STATED GOAL: Reproduce every entry below precisely. Pictures are excluded from the copy.

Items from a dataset
○ ○ ○
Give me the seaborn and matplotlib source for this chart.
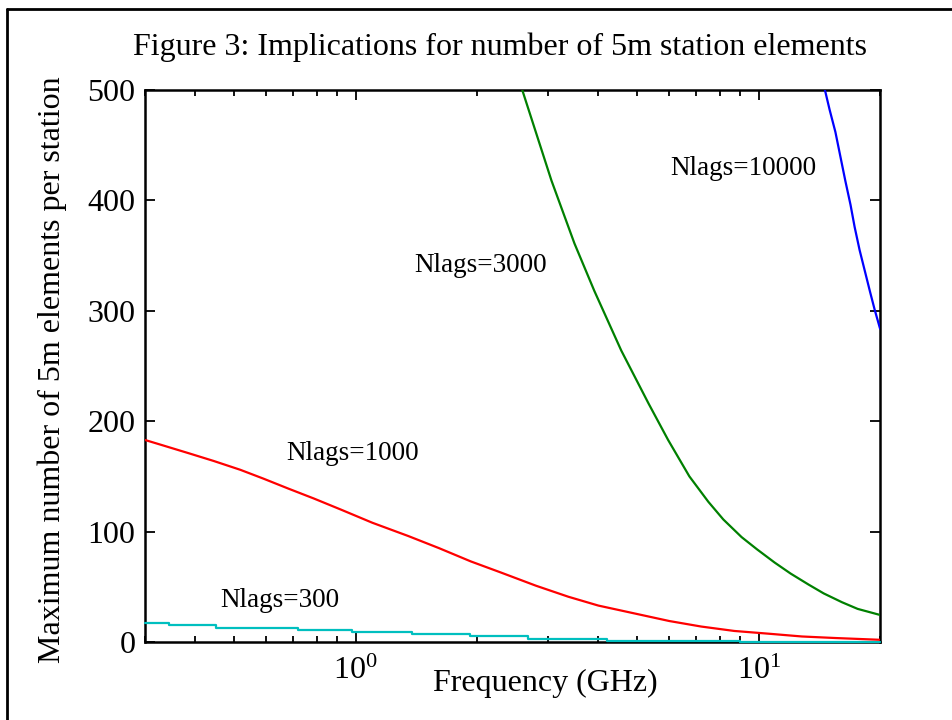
import matplotlib
matplotlib.use("Agg")
import matplotlib.pyplot as plt
from matplotlib.lines import Line2D
from matplotlib.ticker import FixedLocator, NullFormatter
import seaborn as sns
import pandas as pd

# curves (frequency in GHz, max number of elements)
freq_300 = [0.30, 0.345, 0.45, 0.72, 0.98, 1.38, 1.92, 2.67, 4.2, 9.0, 20.0]
n_300 = [17, 15, 13, 11, 9, 7, 5, 3, 1, 0, 0]

freq_1000 = [0.30, 0.333, 0.385, 0.444, 0.517, 0.59, 0.68, 0.787, 0.918, 1.1, 1.35,
             1.61, 1.93, 2.29, 2.8, 3.37, 4.0, 4.9, 6.0, 7.2, 8.7, 10.6, 12.8, 15.5, 20.0]
n_1000 = [183, 178, 171, 164, 156, 148, 139, 130, 120, 108, 96,
          85, 73, 63, 51, 41, 33, 26, 19, 14, 10, 7.5, 5, 3.6, 2]

freq_3000 = [2.59, 3.06, 3.49, 3.91, 4.56, 5.33, 5.96, 6.73, 7.5, 8.17, 9.07, 9.9,
             10.95, 12.0, 13.3, 14.5, 16.1, 17.6, 20.0]
n_3000 = [500, 418, 361, 318, 264, 216, 183, 150, 127, 111, 95, 84,
          72, 62, 52, 44, 36, 30, 24.5]

freq_10000 = [14.6, 15.0, 15.5, 16.4, 16.9, 17.3, 17.8, 18.4, 18.9, 19.4, 20.0]
n_10000 = [500, 482, 462, 418, 396, 376, 355, 334, 317, 301, 284]

labels = ["Nlags=300", "Nlags=1000", "Nlags=3000", "Nlags=10000"]
label_pos = [(0.462, 38), (0.674, 171), (1.397, 341), (6.03, 429)]
colors = ["#00bfbf", "#ff0000", "#008000", "#0000ff"]

sns.set_style("ticks")
plt.rcParams["font.family"] = ["Liberation Serif", "DejaVu Serif"]
plt.rcParams["mathtext.fontset"] = "custom"
plt.rcParams["mathtext.rm"] = "Liberation Serif"
plt.rcParams["text.color"] = "black"
plt.rcParams["xtick.color"] = "black"
plt.rcParams["ytick.color"] = "black"
plt.rcParams["axes.edgecolor"] = "black"

fig = plt.figure(figsize=(9.52, 7.2), dpi=100)
ax = fig.add_axes([145 / 952, 1 - 642 / 720, 735 / 952, 552 / 720])

series = [(freq_300, n_300), (freq_1000, n_1000), (freq_3000, n_3000), (freq_10000, n_10000)]
for i, (f, n) in enumerate(series):
    df = pd.DataFrame({"f": f, "n": n})
    kw = {"drawstyle": "steps-post"} if i == 0 else {}
    sns.lineplot(data=df, x="f", y="n", ax=ax, color=colors[i], lw=1.6,
                 estimator=None, sort=False, zorder=3, clip_on=(i != 0), **kw)

for lab, (x, y) in zip(labels, label_pos):
    ax.text(x, y, lab, fontsize=19.5, ha="left", va="center")

ax.set_xscale("log")
ax.set_xlim(0.3, 20)
ax.set_ylim(0, 500)
ax.set_xticks([1, 10])
ax.set_xticklabels([r"$\mathregular{10^{0}}$", r"$\mathregular{10^{1}}$"])
ax.xaxis.set_minor_locator(FixedLocator([0.3, 0.4, 0.5, 0.6, 0.7, 0.8, 0.9,
                                         2, 3, 4, 5, 6, 7, 8, 9, 20]))
ax.xaxis.set_minor_formatter(NullFormatter())
ax.set_yticks([0, 100, 200, 300, 400, 500])
ax.set_xlabel("")
ax.set_ylabel("")

ax.tick_params(which="both", direction="in", top=True, right=True, labelsize=23, width=1.3)
ax.tick_params(which="major", length=7)
ax.tick_params(which="minor", length=4)
ax.tick_params(axis="x", pad=11)
ax.tick_params(axis="y", pad=7)
for s in ax.spines.values():
    s.set_linewidth(1.8)
    s.set_visible(True)

fig.text(500 / 952, 1 - 47 / 720, "Figure 3: Implications for number of 5m station elements",
         fontsize=23, ha="center", va="center")
fig.text(545 / 952, 1 - 683 / 720, "Frequency (GHz)", fontsize=23, ha="center", va="center")
fig.text(52 / 952, 1 - 370 / 720, "Maximum number of 5m elements per station",
         fontsize=23, ha="center", va="center", rotation=90)

# partial frame around the figure
fig.add_artist(Line2D([7 / 952, 1], [1 - 9 / 720, 1 - 9 / 720], color="black", lw=2,
                      transform=fig.transFigure))
fig.add_artist(Line2D([7 / 952, 7 / 952], [0, 1 - 9 / 720], color="black", lw=2,
                      transform=fig.transFigure))

fig.savefig("out.png", dpi=100)
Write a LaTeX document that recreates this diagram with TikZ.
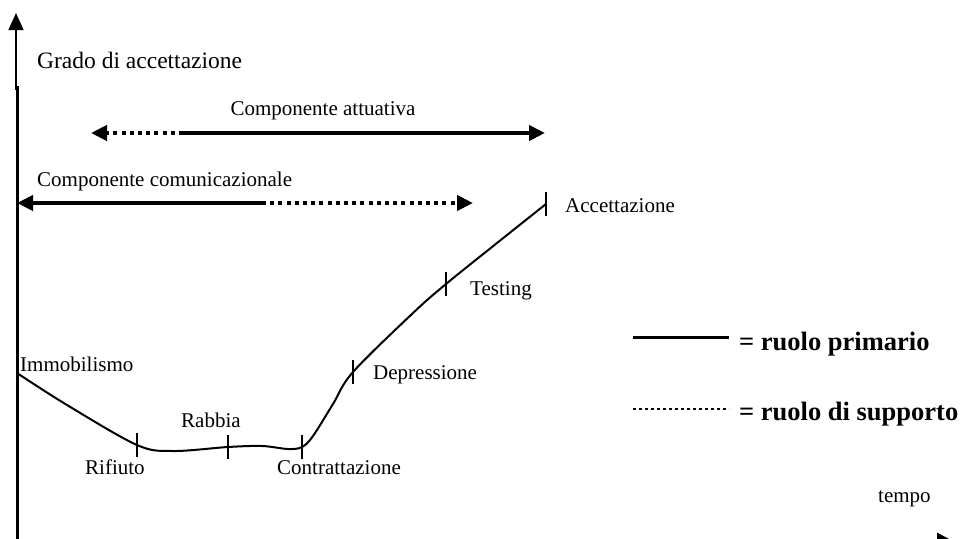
○ ○ ○
WRITTEN SOLUTION:
Give me the seaborn and matplotlib source for this chart.
import matplotlib
matplotlib.use("Agg")
import matplotlib.pyplot as plt
from matplotlib.lines import Line2D
from matplotlib.ticker import FixedLocator, NullFormatter
import seaborn as sns
import pandas as pd

# curves (frequency in GHz, max number of elements)
freq_300 = [0.30, 0.345, 0.45, 0.72, 0.98, 1.38, 1.92, 2.67, 4.2, 9.0, 20.0]
n_300 = [17, 15, 13, 11, 9, 7, 5, 3, 1, 0, 0]

freq_1000 = [0.30, 0.333, 0.385, 0.444, 0.517, 0.59, 0.68, 0.787, 0.918, 1.1, 1.35,
             1.61, 1.93, 2.29, 2.8, 3.37, 4.0, 4.9, 6.0, 7.2, 8.7, 10.6, 12.8, 15.5, 20.0]
n_1000 = [183, 178, 171, 164, 156, 148, 139, 130, 120, 108, 96,
          85, 73, 63, 51, 41, 33, 26, 19, 14, 10, 7.5, 5, 3.6, 2]

freq_3000 = [2.59, 3.06, 3.49, 3.91, 4.56, 5.33, 5.96, 6.73, 7.5, 8.17, 9.07, 9.9,
             10.95, 12.0, 13.3, 14.5, 16.1, 17.6, 20.0]
n_3000 = [500, 418, 361, 318, 264, 216, 183, 150, 127, 111, 95, 84,
          72, 62, 52, 44, 36, 30, 24.5]

freq_10000 = [14.6, 15.0, 15.5, 16.4, 16.9, 17.3, 17.8, 18.4, 18.9, 19.4, 20.0]
n_10000 = [500, 482, 462, 418, 396, 376, 355, 334, 317, 301, 284]

labels = ["Nlags=300", "Nlags=1000", "Nlags=3000", "Nlags=10000"]
label_pos = [(0.462, 38), (0.674, 171), (1.397, 341), (6.03, 429)]
colors = ["#00bfbf", "#ff0000", "#008000", "#0000ff"]

sns.set_style("ticks")
plt.rcParams["font.family"] = ["Liberation Serif", "DejaVu Serif"]
plt.rcParams["mathtext.fontset"] = "custom"
plt.rcParams["mathtext.rm"] = "Liberation Serif"
plt.rcParams["text.color"] = "black"
plt.rcParams["xtick.color"] = "black"
plt.rcParams["ytick.color"] = "black"
plt.rcParams["axes.edgecolor"] = "black"

fig = plt.figure(figsize=(9.52, 7.2), dpi=100)
ax = fig.add_axes([145 / 952, 1 - 642 / 720, 735 / 952, 552 / 720])

series = [(freq_300, n_300), (freq_1000, n_1000), (freq_3000, n_3000), (freq_10000, n_10000)]
for i, (f, n) in enumerate(series):
    df = pd.DataFrame({"f": f, "n": n})
    kw = {"drawstyle": "steps-post"} if i == 0 else {}
    sns.lineplot(data=df, x="f", y="n", ax=ax, color=colors[i], lw=1.6,
                 estimator=None, sort=False, zorder=3, clip_on=(i != 0), **kw)

for lab, (x, y) in zip(labels, label_pos):
    ax.text(x, y, lab, fontsize=19.5, ha="left", va="center")

ax.set_xscale("log")
ax.set_xlim(0.3, 20)
ax.set_ylim(0, 500)
ax.set_xticks([1, 10])
ax.set_xticklabels([r"$\mathregular{10^{0}}$", r"$\mathregular{10^{1}}$"])
ax.xaxis.set_minor_locator(FixedLocator([0.3, 0.4, 0.5, 0.6, 0.7, 0.8, 0.9,
                                         2, 3, 4, 5, 6, 7, 8, 9, 20]))
ax.xaxis.set_minor_formatter(NullFormatter())
ax.set_yticks([0, 100, 200, 300, 400, 500])
ax.set_xlabel("")
ax.set_ylabel("")

ax.tick_params(which="both", direction="in", top=True, right=True, labelsize=23, width=1.3)
ax.tick_params(which="major", length=7)
ax.tick_params(which="minor", length=4)
ax.tick_params(axis="x", pad=11)
ax.tick_params(axis="y", pad=7)
for s in ax.spines.values():
    s.set_linewidth(1.8)
    s.set_visible(True)

fig.text(500 / 952, 1 - 47 / 720, "Figure 3: Implications for number of 5m station elements",
         fontsize=23, ha="center", va="center")
fig.text(545 / 952, 1 - 683 / 720, "Frequency (GHz)", fontsize=23, ha="center", va="center")
fig.text(52 / 952, 1 - 370 / 720, "Maximum number of 5m elements per station",
         fontsize=23, ha="center", va="center", rotation=90)

# partial frame around the figure
fig.add_artist(Line2D([7 / 952, 1], [1 - 9 / 720, 1 - 9 / 720], color="black", lw=2,
                      transform=fig.transFigure))
fig.add_artist(Line2D([7 / 952, 7 / 952], [0, 1 - 9 / 720], color="black", lw=2,
                      transform=fig.transFigure))

fig.savefig("out.png", dpi=100)
Write a LaTeX document that recreates this diagram with TikZ.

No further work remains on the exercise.